**Your objective**. Find the lines holding the word "this" and collect them.

═══ Input rows ═══

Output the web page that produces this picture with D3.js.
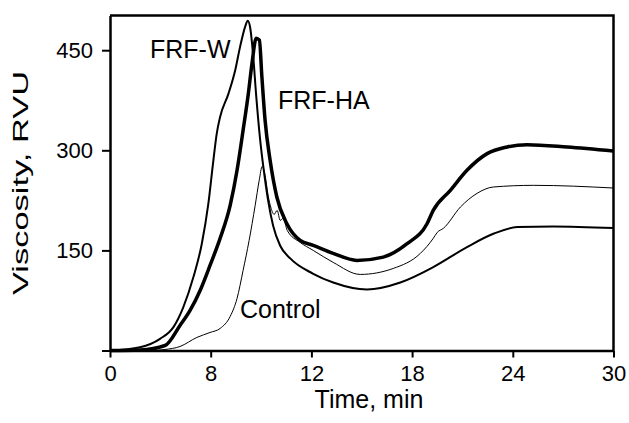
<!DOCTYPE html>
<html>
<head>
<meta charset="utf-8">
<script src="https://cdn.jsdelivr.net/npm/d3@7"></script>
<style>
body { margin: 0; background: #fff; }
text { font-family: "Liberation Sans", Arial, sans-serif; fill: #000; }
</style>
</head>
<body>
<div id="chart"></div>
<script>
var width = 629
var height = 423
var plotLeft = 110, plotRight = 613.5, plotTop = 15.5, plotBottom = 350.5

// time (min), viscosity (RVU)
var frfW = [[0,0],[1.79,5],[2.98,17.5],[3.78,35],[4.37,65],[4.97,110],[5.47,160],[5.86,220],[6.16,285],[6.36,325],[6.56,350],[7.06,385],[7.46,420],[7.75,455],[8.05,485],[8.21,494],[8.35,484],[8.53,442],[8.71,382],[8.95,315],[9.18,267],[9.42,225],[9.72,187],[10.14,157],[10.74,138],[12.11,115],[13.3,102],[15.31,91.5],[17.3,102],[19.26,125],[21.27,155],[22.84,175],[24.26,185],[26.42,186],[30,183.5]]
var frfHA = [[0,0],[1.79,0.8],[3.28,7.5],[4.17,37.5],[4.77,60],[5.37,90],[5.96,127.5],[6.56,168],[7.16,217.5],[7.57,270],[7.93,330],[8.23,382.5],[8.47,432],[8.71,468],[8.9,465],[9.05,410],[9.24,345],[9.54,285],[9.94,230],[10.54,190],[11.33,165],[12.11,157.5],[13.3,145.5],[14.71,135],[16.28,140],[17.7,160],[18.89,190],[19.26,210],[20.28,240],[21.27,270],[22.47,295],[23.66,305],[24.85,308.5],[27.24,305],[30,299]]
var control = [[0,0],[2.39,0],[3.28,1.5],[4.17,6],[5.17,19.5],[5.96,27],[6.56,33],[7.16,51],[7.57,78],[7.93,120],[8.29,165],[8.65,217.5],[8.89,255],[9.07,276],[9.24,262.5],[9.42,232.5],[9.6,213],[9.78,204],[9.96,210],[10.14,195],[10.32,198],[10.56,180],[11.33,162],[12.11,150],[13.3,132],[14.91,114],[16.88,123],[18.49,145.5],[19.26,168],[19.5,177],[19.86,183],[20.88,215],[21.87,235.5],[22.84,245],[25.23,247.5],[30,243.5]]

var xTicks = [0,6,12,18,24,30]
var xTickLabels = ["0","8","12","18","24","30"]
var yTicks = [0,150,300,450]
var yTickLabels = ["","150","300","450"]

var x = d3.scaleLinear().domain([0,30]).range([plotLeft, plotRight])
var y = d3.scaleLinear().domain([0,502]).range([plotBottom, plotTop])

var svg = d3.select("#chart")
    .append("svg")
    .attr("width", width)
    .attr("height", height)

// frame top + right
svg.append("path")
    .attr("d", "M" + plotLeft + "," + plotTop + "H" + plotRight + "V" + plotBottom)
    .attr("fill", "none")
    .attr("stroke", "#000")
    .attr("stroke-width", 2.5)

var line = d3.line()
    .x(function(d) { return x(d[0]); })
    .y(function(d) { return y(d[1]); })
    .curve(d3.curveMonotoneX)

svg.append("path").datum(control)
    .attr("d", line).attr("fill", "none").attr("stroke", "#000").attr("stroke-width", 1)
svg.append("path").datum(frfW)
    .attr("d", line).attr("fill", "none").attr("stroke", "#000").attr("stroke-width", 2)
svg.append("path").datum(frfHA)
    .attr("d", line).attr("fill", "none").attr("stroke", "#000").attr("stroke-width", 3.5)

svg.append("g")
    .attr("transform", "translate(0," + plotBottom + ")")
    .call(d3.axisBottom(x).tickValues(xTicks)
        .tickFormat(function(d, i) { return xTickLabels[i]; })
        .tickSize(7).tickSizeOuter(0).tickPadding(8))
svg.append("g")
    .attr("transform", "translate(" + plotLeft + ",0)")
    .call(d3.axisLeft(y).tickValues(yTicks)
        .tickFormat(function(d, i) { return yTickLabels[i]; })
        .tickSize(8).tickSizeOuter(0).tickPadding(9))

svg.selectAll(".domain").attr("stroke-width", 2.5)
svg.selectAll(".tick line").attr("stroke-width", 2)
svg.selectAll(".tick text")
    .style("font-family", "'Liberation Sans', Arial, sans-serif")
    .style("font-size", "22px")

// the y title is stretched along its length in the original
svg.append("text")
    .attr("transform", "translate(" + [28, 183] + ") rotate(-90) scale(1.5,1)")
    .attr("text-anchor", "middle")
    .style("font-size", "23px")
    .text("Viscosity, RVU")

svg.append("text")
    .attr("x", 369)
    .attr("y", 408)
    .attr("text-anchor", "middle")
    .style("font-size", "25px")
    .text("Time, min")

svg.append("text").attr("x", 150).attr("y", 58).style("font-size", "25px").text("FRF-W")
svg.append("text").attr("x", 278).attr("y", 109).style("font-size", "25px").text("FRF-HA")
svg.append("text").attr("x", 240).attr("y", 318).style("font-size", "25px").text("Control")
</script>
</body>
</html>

═══
═══ Input rows ═══

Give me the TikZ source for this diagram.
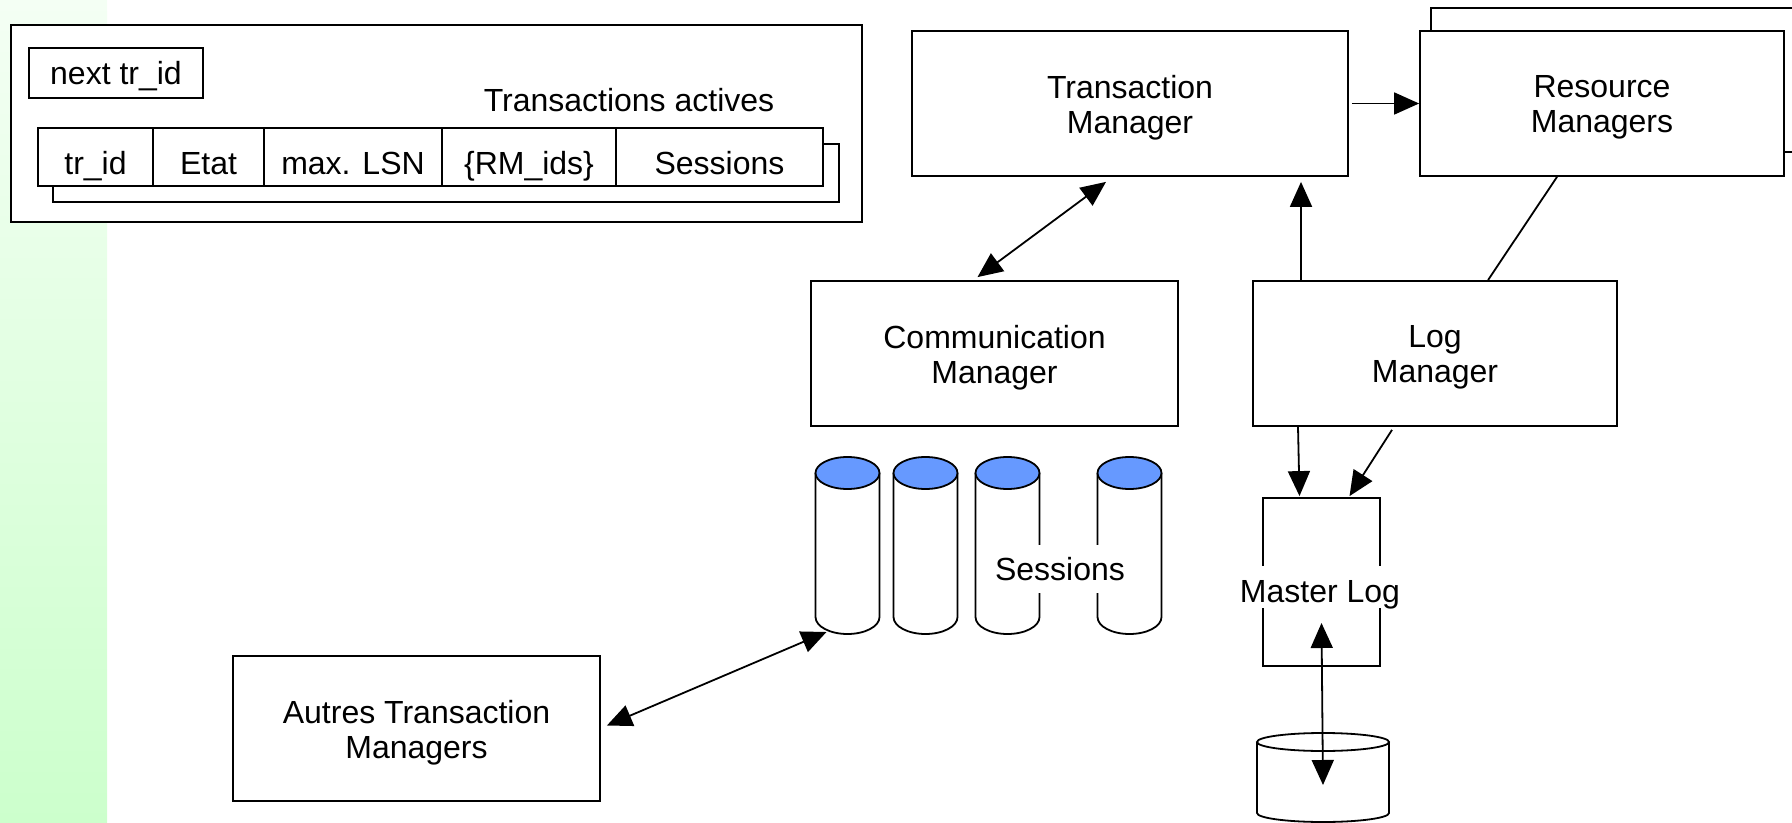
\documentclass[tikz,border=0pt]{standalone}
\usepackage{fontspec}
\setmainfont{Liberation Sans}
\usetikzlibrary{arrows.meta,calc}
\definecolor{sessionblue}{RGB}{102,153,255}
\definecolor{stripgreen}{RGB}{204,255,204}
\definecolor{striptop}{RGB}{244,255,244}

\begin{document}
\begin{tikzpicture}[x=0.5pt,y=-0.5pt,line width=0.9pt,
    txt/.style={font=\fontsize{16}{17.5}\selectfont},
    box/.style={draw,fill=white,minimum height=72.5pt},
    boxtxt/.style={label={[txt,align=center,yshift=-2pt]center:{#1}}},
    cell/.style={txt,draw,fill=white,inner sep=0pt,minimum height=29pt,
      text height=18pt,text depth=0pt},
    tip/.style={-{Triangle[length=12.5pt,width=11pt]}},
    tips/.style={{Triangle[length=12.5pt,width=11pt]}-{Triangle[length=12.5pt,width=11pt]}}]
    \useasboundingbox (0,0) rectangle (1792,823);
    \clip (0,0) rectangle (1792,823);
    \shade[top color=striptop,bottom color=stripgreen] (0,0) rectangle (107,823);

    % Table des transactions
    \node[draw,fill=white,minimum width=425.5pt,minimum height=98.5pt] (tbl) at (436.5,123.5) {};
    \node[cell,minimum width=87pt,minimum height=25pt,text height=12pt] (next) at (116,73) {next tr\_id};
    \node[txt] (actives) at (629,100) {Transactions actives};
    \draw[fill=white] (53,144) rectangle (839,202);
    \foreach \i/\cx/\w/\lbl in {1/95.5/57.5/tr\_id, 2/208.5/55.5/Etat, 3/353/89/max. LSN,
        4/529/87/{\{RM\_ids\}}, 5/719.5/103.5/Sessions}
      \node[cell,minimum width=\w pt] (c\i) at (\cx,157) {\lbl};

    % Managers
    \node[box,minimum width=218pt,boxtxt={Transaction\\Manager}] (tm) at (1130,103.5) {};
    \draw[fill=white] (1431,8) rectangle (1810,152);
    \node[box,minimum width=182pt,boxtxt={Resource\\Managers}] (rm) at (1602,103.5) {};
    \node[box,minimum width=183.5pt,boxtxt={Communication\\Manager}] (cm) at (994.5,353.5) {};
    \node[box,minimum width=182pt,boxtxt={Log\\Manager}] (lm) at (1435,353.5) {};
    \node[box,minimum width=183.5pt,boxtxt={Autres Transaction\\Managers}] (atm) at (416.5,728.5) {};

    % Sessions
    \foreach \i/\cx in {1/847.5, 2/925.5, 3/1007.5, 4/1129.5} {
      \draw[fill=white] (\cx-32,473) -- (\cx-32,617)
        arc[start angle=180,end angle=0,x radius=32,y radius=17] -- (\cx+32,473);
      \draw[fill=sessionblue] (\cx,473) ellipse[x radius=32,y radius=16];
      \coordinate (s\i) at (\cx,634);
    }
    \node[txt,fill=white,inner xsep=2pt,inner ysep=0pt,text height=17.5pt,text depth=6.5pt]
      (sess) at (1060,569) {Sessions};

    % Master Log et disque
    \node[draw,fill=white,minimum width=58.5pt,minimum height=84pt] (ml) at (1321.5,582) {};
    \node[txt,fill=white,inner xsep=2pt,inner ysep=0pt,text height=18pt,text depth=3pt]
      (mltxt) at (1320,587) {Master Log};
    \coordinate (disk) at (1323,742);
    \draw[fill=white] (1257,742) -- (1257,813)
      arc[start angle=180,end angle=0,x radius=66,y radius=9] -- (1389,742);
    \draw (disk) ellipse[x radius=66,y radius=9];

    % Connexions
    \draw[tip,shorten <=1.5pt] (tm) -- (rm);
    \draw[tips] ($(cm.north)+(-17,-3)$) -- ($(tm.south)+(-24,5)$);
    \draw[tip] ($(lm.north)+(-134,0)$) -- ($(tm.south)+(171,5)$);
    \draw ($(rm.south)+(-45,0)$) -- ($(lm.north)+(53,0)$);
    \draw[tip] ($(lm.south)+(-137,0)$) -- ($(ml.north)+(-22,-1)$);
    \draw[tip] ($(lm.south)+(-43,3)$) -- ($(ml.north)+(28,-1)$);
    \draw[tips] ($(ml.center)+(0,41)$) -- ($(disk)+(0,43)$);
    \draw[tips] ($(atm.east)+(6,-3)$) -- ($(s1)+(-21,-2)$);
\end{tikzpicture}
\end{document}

═══
═══ Input rows ═══

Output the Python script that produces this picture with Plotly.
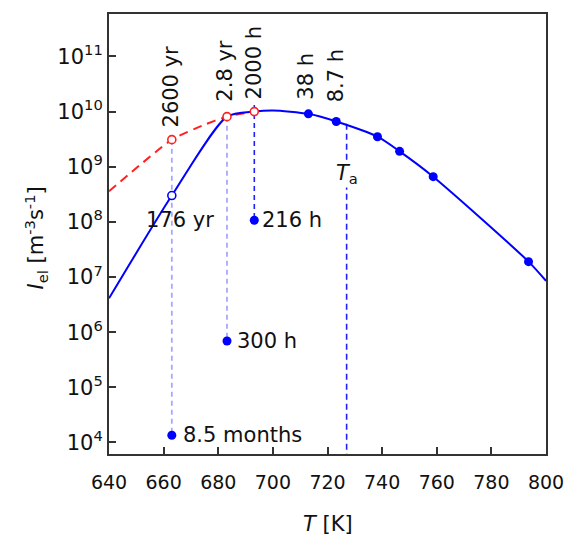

═══

**Task response**.
Output the web page that produces this picture with D3.js.
Give me the TikZ source for this diagram.
Output the Python script that produces this picture with Plotly.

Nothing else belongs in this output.